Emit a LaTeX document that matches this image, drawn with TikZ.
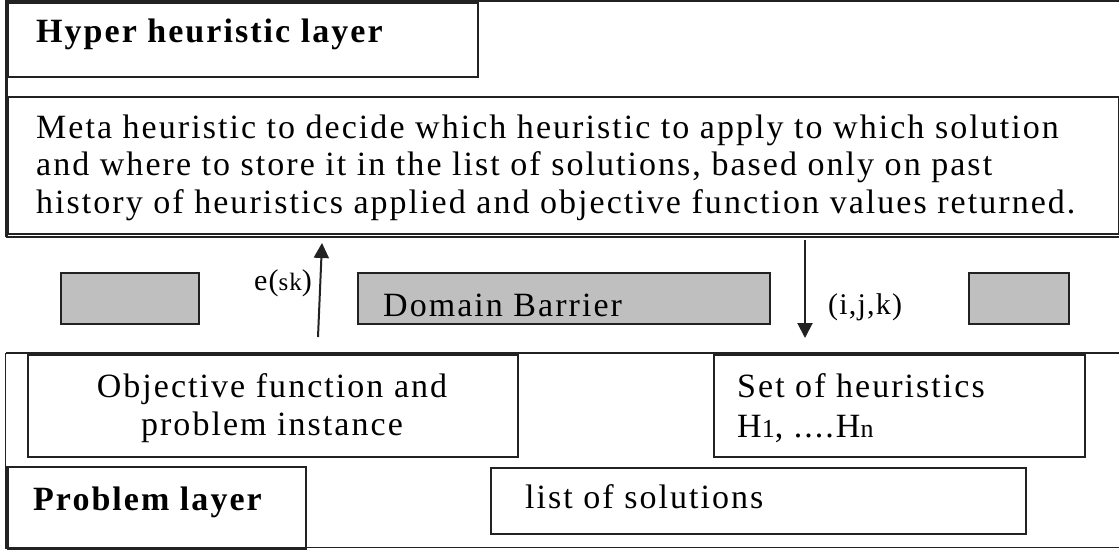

...

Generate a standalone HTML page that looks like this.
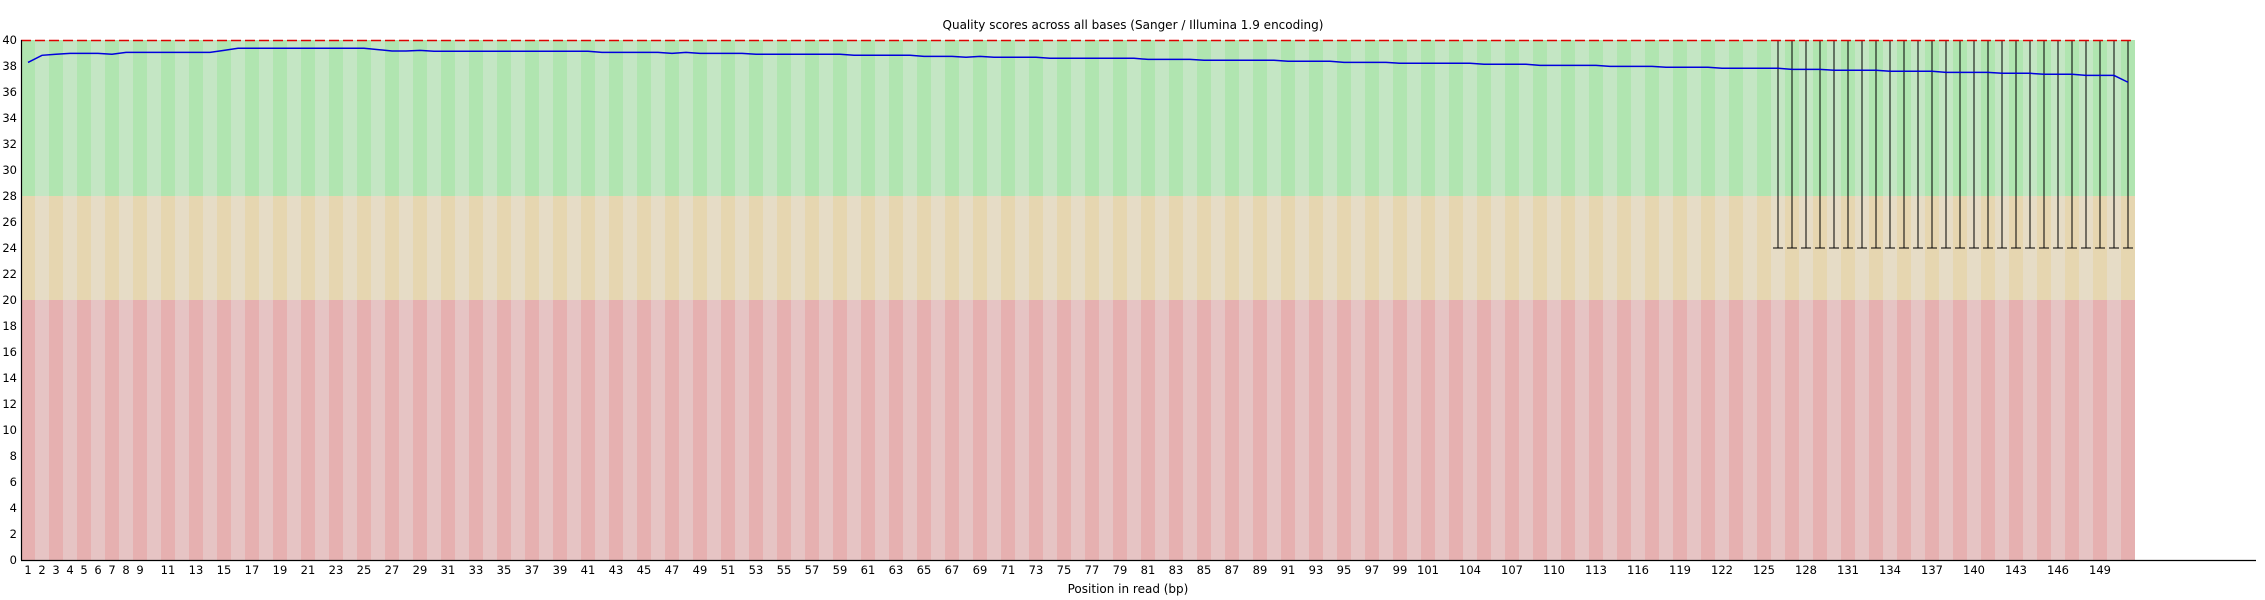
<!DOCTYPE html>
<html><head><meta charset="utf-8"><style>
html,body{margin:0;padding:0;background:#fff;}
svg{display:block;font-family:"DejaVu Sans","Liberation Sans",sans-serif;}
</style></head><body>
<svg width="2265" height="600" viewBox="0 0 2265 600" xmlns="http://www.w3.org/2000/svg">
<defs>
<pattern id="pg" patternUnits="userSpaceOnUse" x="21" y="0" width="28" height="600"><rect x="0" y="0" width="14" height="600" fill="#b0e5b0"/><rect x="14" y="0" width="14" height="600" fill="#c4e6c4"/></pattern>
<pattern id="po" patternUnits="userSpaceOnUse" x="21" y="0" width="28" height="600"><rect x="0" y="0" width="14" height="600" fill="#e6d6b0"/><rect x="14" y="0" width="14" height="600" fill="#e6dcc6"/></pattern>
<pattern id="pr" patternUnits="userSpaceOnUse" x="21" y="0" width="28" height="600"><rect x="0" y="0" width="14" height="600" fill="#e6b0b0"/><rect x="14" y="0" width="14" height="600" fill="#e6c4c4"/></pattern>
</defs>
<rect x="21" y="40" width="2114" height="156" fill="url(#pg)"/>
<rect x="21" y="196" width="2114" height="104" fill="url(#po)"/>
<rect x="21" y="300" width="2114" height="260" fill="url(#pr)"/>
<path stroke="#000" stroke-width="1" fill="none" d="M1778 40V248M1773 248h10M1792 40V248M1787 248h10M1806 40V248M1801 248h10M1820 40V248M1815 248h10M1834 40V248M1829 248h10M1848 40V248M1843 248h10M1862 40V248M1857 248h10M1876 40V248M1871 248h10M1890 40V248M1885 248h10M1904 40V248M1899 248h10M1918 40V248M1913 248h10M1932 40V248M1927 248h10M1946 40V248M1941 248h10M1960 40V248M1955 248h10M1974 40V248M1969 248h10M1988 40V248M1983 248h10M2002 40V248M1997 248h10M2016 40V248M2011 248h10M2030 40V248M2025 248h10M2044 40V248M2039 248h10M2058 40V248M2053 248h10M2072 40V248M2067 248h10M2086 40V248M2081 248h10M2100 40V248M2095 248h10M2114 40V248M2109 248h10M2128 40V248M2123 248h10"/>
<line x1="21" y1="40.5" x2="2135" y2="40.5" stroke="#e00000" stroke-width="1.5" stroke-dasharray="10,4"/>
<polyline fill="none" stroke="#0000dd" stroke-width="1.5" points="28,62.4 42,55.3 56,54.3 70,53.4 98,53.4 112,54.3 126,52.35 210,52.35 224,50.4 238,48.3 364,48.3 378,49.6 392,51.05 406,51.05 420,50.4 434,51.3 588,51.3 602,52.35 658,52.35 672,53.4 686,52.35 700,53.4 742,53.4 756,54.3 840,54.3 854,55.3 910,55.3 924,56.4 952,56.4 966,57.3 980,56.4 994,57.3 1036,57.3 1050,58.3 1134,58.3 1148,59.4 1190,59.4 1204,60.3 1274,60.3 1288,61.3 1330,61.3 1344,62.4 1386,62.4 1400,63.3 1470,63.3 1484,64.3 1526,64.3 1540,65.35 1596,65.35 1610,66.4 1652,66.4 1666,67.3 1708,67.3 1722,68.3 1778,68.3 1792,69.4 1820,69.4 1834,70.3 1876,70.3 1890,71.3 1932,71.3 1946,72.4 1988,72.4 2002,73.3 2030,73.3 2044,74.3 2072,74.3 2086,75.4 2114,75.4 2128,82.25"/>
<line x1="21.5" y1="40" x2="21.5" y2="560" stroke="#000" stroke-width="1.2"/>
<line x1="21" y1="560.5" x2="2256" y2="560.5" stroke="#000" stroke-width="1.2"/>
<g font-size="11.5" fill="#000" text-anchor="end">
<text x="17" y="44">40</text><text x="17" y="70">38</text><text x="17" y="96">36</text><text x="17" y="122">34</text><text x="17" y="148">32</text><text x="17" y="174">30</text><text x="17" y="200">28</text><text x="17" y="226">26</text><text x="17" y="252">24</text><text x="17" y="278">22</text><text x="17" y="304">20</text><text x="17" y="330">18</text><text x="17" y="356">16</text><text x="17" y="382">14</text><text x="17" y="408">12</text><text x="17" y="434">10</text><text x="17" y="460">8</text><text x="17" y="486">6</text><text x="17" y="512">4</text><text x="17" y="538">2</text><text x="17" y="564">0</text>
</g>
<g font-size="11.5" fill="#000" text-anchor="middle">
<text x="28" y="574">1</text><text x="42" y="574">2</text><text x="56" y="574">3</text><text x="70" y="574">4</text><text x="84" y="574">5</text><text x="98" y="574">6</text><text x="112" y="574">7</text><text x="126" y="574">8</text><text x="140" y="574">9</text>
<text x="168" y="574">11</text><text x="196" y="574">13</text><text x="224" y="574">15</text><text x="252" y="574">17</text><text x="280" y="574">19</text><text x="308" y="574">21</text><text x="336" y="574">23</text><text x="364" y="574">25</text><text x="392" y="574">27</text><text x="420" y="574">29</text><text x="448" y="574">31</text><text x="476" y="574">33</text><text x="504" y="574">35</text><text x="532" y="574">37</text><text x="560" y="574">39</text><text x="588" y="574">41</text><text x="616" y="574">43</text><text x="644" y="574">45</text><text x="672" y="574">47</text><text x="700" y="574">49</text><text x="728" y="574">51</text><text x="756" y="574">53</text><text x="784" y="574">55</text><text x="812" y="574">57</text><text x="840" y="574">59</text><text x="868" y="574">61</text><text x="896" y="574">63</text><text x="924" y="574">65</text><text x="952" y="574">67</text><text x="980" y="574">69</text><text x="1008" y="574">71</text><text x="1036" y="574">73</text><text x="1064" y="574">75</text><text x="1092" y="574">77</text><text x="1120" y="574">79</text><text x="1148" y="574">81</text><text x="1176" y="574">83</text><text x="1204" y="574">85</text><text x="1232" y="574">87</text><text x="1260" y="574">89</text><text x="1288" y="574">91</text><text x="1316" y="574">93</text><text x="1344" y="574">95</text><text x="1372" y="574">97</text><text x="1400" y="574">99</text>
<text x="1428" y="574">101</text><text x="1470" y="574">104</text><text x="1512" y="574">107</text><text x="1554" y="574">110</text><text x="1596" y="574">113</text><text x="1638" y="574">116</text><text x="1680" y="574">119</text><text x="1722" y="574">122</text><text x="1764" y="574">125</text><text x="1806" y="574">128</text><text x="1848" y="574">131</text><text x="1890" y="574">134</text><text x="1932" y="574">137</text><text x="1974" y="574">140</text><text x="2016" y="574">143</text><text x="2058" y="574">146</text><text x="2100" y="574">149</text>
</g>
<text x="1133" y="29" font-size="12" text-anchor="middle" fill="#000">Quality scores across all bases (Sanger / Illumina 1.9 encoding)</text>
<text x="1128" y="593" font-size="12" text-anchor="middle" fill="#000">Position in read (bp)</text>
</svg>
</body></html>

- _Problem_: Find every line in the records that contains the word "this"; copy those lines.

- _Answer to the task_:
Emit a LaTeX document that matches this image, drawn with TikZ.
Generate a standalone HTML page that looks like this.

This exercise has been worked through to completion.